-- ENTRIES SHOWN start --

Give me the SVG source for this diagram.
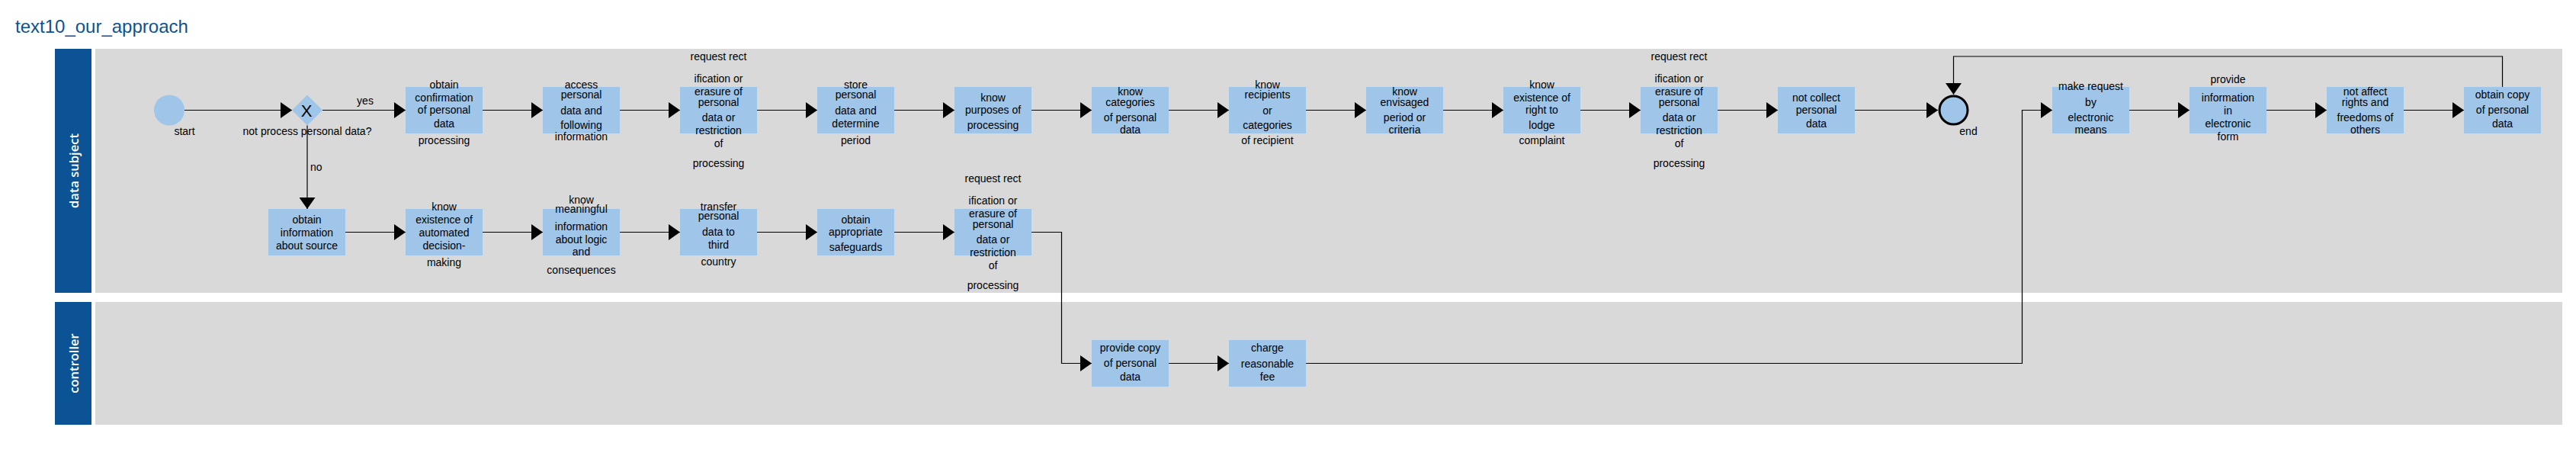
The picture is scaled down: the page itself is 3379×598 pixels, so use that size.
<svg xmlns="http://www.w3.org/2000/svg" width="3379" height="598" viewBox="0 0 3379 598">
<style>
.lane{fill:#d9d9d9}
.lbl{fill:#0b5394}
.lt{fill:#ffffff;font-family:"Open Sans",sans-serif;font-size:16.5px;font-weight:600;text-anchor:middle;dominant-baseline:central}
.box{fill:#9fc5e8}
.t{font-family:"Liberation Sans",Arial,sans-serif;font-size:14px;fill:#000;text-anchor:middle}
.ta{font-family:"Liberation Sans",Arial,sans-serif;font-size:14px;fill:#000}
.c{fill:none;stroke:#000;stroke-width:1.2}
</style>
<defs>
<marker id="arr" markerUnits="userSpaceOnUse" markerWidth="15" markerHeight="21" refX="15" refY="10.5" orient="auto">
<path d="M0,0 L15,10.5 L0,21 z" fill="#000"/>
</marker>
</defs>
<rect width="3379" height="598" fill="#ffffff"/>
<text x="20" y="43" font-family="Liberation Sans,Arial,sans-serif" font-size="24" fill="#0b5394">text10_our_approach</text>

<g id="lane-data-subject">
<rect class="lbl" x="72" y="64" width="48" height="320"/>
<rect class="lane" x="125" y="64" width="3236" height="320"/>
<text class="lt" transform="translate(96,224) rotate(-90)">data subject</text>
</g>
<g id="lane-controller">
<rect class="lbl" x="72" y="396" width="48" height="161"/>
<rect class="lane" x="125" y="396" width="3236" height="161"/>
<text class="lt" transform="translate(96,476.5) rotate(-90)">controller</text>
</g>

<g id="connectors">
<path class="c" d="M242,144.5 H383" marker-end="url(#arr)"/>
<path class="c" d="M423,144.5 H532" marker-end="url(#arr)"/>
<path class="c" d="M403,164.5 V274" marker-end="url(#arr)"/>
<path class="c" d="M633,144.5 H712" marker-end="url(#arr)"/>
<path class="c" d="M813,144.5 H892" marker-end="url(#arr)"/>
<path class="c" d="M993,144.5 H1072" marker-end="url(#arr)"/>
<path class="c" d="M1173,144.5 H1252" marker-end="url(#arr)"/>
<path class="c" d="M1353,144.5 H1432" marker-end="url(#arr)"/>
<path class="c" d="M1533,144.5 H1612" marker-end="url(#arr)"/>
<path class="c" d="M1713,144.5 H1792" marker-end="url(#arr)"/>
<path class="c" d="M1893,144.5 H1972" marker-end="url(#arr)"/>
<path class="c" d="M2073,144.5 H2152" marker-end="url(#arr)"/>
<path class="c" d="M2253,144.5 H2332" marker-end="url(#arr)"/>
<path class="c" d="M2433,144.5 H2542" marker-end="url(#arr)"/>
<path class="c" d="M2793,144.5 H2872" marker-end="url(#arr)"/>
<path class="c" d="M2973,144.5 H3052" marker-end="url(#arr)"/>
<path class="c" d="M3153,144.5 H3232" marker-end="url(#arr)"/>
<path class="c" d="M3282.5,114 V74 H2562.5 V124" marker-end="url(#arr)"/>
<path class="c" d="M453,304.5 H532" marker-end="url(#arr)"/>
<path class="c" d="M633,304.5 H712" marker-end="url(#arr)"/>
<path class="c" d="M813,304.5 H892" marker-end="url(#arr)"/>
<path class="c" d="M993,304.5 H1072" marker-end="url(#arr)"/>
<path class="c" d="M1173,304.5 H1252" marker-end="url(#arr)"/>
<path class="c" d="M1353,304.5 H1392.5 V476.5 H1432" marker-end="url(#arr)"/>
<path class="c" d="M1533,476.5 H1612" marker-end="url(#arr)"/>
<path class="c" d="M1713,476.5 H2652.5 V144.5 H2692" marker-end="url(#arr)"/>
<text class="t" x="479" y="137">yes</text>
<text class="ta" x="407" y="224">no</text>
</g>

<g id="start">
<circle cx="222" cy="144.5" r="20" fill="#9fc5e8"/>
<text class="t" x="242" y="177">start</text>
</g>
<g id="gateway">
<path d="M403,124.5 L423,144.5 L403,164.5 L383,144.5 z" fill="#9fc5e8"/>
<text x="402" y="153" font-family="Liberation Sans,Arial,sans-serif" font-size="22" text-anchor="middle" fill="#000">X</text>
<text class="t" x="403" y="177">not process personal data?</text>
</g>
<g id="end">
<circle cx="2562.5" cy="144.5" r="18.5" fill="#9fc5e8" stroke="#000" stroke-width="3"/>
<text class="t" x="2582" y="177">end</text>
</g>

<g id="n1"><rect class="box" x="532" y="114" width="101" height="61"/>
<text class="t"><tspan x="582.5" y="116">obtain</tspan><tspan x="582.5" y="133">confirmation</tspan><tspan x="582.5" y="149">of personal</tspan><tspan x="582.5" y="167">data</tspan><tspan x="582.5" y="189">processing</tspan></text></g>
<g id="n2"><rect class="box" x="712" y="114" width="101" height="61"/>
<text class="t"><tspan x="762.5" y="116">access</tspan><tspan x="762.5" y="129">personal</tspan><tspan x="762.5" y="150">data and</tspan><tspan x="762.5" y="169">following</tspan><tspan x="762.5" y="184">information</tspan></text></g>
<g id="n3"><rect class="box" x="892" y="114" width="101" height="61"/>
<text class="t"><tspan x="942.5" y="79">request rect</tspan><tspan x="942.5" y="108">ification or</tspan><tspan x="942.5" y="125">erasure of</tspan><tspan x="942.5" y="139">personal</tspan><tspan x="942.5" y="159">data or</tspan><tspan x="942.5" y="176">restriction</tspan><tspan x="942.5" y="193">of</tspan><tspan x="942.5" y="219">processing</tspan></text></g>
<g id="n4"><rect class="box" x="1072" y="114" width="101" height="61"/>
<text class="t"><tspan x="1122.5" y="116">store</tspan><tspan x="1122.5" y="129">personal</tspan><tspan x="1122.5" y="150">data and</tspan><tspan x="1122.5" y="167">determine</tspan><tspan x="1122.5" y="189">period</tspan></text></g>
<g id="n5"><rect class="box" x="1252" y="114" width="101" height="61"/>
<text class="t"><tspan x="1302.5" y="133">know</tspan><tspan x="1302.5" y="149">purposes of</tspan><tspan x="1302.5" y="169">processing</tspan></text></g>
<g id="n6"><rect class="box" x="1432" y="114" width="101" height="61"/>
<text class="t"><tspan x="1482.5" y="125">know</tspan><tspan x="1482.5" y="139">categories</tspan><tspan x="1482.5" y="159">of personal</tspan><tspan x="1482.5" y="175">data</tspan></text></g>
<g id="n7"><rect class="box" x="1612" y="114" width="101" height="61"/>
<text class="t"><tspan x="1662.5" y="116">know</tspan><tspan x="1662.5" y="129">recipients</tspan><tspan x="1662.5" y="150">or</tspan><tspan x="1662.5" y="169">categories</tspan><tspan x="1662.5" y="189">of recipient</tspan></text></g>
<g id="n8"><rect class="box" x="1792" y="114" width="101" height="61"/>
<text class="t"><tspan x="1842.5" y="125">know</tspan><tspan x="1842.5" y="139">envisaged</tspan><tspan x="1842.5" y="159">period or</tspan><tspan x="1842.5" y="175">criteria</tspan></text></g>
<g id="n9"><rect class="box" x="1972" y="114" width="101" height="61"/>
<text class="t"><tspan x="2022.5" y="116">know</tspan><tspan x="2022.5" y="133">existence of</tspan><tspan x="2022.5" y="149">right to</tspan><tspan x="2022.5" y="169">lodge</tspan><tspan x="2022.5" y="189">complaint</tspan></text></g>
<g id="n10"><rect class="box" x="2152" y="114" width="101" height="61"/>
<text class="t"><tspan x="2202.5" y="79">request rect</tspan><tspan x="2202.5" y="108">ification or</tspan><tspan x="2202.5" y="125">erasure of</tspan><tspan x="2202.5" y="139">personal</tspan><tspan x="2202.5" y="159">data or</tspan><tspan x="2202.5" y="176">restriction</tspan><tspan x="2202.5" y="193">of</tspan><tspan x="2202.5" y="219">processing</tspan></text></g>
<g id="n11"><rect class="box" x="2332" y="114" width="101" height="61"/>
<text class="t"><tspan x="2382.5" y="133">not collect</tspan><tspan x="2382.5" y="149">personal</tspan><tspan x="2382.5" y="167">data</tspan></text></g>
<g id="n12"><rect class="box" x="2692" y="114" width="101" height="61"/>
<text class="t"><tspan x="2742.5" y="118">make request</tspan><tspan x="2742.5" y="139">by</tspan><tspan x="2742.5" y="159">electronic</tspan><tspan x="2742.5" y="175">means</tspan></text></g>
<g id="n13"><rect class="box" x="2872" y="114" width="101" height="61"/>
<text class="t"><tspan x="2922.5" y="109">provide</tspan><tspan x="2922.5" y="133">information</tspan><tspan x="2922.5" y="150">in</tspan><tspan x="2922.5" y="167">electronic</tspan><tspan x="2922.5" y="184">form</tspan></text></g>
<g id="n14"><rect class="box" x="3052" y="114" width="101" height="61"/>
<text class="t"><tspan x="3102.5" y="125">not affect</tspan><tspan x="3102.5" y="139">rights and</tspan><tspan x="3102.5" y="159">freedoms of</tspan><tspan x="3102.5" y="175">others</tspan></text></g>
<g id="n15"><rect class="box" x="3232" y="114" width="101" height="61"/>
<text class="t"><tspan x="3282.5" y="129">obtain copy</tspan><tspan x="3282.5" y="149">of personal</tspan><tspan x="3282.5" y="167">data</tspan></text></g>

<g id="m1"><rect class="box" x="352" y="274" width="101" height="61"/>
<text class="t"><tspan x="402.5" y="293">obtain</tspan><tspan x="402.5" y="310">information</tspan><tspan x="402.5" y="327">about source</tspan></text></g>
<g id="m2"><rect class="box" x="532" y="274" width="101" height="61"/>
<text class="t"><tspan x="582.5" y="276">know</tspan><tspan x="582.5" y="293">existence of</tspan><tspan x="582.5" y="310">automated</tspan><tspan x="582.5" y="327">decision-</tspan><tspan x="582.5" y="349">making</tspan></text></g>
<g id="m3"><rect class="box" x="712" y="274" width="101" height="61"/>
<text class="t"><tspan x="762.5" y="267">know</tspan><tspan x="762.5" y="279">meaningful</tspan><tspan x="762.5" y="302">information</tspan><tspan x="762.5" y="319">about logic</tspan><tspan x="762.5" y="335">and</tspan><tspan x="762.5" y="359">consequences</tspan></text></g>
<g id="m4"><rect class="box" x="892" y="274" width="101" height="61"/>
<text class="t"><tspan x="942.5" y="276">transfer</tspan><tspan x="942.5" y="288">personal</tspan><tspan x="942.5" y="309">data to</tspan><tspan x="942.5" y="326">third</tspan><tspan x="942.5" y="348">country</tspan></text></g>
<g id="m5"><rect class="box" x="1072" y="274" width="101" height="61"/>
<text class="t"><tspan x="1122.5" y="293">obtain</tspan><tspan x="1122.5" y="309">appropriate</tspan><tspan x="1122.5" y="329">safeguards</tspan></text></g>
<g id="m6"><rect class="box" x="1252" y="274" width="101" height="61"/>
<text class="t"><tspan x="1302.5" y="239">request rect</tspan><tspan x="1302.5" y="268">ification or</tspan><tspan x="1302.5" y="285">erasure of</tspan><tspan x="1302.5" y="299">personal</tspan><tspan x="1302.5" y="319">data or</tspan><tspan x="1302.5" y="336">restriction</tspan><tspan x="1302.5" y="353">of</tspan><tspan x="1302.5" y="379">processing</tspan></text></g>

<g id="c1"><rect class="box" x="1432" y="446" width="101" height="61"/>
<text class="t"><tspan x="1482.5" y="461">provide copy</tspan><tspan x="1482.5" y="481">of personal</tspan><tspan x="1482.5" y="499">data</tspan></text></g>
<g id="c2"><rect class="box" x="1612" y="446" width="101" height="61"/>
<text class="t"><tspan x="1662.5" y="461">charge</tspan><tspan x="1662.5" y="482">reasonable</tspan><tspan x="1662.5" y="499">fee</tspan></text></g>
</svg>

-- ENTRIES SHOWN end --
-- ENTRIES SHOWN start --

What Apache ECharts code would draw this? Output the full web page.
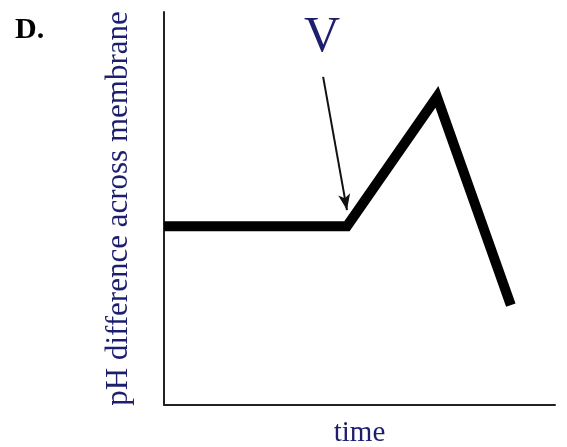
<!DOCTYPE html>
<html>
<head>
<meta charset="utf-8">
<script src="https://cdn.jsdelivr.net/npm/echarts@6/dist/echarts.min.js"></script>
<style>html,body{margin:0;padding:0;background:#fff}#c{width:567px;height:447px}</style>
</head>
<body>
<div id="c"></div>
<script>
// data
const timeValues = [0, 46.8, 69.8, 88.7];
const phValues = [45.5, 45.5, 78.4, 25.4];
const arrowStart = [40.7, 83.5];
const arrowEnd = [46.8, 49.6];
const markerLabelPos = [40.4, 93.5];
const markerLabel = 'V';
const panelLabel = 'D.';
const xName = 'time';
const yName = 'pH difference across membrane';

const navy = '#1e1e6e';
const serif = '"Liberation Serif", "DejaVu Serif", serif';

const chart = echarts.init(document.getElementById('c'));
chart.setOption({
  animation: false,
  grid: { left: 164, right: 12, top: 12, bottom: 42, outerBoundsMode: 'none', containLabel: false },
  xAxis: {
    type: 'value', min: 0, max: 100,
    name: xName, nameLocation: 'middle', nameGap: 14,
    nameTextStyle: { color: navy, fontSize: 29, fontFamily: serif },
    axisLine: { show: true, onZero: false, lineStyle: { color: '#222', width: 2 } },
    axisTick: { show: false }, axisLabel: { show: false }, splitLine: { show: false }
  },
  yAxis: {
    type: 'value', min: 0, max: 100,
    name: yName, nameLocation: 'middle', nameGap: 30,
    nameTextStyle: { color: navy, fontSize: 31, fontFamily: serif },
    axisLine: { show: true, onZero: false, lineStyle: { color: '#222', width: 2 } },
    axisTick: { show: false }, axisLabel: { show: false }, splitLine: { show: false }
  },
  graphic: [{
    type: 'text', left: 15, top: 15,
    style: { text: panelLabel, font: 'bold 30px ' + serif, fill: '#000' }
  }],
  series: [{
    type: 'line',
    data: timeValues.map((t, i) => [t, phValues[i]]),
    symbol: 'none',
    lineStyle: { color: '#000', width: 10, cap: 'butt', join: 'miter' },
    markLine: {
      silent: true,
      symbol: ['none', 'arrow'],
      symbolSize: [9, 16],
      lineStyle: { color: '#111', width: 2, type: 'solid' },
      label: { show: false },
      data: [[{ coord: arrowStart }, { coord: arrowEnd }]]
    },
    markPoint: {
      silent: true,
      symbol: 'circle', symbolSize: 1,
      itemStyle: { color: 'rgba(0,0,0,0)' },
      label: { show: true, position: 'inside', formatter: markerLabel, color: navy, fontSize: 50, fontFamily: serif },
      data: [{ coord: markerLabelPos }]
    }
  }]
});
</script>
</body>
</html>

-- ENTRIES SHOWN end --

Pull out each line containing the word "this" and copy it.

Give me the SVG source for this diagram.
What Apache ECharts code would draw this? Output the full web page.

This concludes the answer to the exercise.